_Problem statement_
Reproduce all of the data that follows, character for character.

_Dataset section_

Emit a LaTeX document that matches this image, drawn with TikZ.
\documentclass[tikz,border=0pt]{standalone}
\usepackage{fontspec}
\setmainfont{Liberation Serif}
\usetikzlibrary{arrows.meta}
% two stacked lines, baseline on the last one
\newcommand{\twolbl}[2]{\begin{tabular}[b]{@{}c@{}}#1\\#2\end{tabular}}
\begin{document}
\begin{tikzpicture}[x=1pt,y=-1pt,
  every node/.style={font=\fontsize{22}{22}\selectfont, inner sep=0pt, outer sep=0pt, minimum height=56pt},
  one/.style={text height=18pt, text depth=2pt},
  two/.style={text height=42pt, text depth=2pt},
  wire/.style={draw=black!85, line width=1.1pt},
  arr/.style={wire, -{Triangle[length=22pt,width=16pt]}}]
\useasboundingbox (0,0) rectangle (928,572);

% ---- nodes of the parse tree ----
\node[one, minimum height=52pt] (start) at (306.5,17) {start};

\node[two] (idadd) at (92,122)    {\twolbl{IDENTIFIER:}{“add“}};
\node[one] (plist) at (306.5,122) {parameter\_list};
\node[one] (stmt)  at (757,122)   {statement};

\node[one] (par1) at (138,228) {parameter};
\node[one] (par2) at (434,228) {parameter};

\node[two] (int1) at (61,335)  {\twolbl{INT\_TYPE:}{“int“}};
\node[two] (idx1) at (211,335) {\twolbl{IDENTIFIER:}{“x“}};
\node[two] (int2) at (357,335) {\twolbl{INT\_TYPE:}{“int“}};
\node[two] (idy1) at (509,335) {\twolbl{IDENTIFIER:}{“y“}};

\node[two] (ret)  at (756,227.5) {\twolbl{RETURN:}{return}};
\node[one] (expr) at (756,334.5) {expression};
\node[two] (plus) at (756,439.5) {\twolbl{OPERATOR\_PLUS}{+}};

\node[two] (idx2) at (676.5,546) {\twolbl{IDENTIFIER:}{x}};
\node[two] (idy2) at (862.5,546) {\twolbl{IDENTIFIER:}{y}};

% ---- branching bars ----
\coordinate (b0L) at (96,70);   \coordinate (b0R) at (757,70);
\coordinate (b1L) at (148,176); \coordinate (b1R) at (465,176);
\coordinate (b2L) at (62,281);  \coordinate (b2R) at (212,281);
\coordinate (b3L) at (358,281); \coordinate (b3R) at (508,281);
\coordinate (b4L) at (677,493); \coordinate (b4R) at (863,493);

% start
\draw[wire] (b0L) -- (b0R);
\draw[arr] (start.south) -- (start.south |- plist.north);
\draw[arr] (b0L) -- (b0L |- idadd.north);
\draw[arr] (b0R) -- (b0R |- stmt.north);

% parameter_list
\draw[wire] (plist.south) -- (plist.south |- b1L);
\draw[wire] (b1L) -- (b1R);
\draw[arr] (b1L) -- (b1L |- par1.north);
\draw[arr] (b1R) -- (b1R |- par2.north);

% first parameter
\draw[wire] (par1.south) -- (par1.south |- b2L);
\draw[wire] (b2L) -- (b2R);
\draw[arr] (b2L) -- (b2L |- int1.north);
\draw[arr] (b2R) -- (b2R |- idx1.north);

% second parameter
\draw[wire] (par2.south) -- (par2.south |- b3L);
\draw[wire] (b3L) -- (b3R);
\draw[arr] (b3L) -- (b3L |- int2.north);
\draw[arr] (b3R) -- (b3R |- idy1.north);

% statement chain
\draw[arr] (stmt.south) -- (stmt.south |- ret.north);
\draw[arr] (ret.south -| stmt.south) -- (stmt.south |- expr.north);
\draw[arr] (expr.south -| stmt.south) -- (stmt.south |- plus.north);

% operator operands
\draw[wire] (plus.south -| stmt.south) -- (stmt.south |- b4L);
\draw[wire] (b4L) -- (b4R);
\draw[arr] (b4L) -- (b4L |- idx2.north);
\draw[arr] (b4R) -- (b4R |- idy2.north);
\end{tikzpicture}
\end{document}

_Exercise answer_
Emit a LaTeX document that matches this image, drawn with TikZ.
\documentclass[tikz,border=0pt]{standalone}
\usepackage{fontspec}
\setmainfont{Liberation Serif}
\usetikzlibrary{arrows.meta}
% two stacked lines, baseline on the last one
\newcommand{\twolbl}[2]{\begin{tabular}[b]{@{}c@{}}#1\\#2\end{tabular}}
\begin{document}
\begin{tikzpicture}[x=1pt,y=-1pt,
  every node/.style={font=\fontsize{22}{22}\selectfont, inner sep=0pt, outer sep=0pt, minimum height=56pt},
  one/.style={text height=18pt, text depth=2pt},
  two/.style={text height=42pt, text depth=2pt},
  wire/.style={draw=black!85, line width=1.1pt},
  arr/.style={wire, -{Triangle[length=22pt,width=16pt]}}]
\useasboundingbox (0,0) rectangle (928,572);

% ---- nodes of the parse tree ----
\node[one, minimum height=52pt] (start) at (306.5,17) {start};

\node[two] (idadd) at (92,122)    {\twolbl{IDENTIFIER:}{“add“}};
\node[one] (plist) at (306.5,122) {parameter\_list};
\node[one] (stmt)  at (757,122)   {statement};

\node[one] (par1) at (138,228) {parameter};
\node[one] (par2) at (434,228) {parameter};

\node[two] (int1) at (61,335)  {\twolbl{INT\_TYPE:}{“int“}};
\node[two] (idx1) at (211,335) {\twolbl{IDENTIFIER:}{“x“}};
\node[two] (int2) at (357,335) {\twolbl{INT\_TYPE:}{“int“}};
\node[two] (idy1) at (509,335) {\twolbl{IDENTIFIER:}{“y“}};

\node[two] (ret)  at (756,227.5) {\twolbl{RETURN:}{return}};
\node[one] (expr) at (756,334.5) {expression};
\node[two] (plus) at (756,439.5) {\twolbl{OPERATOR\_PLUS}{+}};

\node[two] (idx2) at (676.5,546) {\twolbl{IDENTIFIER:}{x}};
\node[two] (idy2) at (862.5,546) {\twolbl{IDENTIFIER:}{y}};

% ---- branching bars ----
\coordinate (b0L) at (96,70);   \coordinate (b0R) at (757,70);
\coordinate (b1L) at (148,176); \coordinate (b1R) at (465,176);
\coordinate (b2L) at (62,281);  \coordinate (b2R) at (212,281);
\coordinate (b3L) at (358,281); \coordinate (b3R) at (508,281);
\coordinate (b4L) at (677,493); \coordinate (b4R) at (863,493);

% start
\draw[wire] (b0L) -- (b0R);
\draw[arr] (start.south) -- (start.south |- plist.north);
\draw[arr] (b0L) -- (b0L |- idadd.north);
\draw[arr] (b0R) -- (b0R |- stmt.north);

% parameter_list
\draw[wire] (plist.south) -- (plist.south |- b1L);
\draw[wire] (b1L) -- (b1R);
\draw[arr] (b1L) -- (b1L |- par1.north);
\draw[arr] (b1R) -- (b1R |- par2.north);

% first parameter
\draw[wire] (par1.south) -- (par1.south |- b2L);
\draw[wire] (b2L) -- (b2R);
\draw[arr] (b2L) -- (b2L |- int1.north);
\draw[arr] (b2R) -- (b2R |- idx1.north);

% second parameter
\draw[wire] (par2.south) -- (par2.south |- b3L);
\draw[wire] (b3L) -- (b3R);
\draw[arr] (b3L) -- (b3L |- int2.north);
\draw[arr] (b3R) -- (b3R |- idy1.north);

% statement chain
\draw[arr] (stmt.south) -- (stmt.south |- ret.north);
\draw[arr] (ret.south -| stmt.south) -- (stmt.south |- expr.north);
\draw[arr] (expr.south -| stmt.south) -- (stmt.south |- plus.north);

% operator operands
\draw[wire] (plus.south -| stmt.south) -- (stmt.south |- b4L);
\draw[wire] (b4L) -- (b4R);
\draw[arr] (b4L) -- (b4L |- idx2.north);
\draw[arr] (b4R) -- (b4R |- idy2.north);
\end{tikzpicture}
\end{document}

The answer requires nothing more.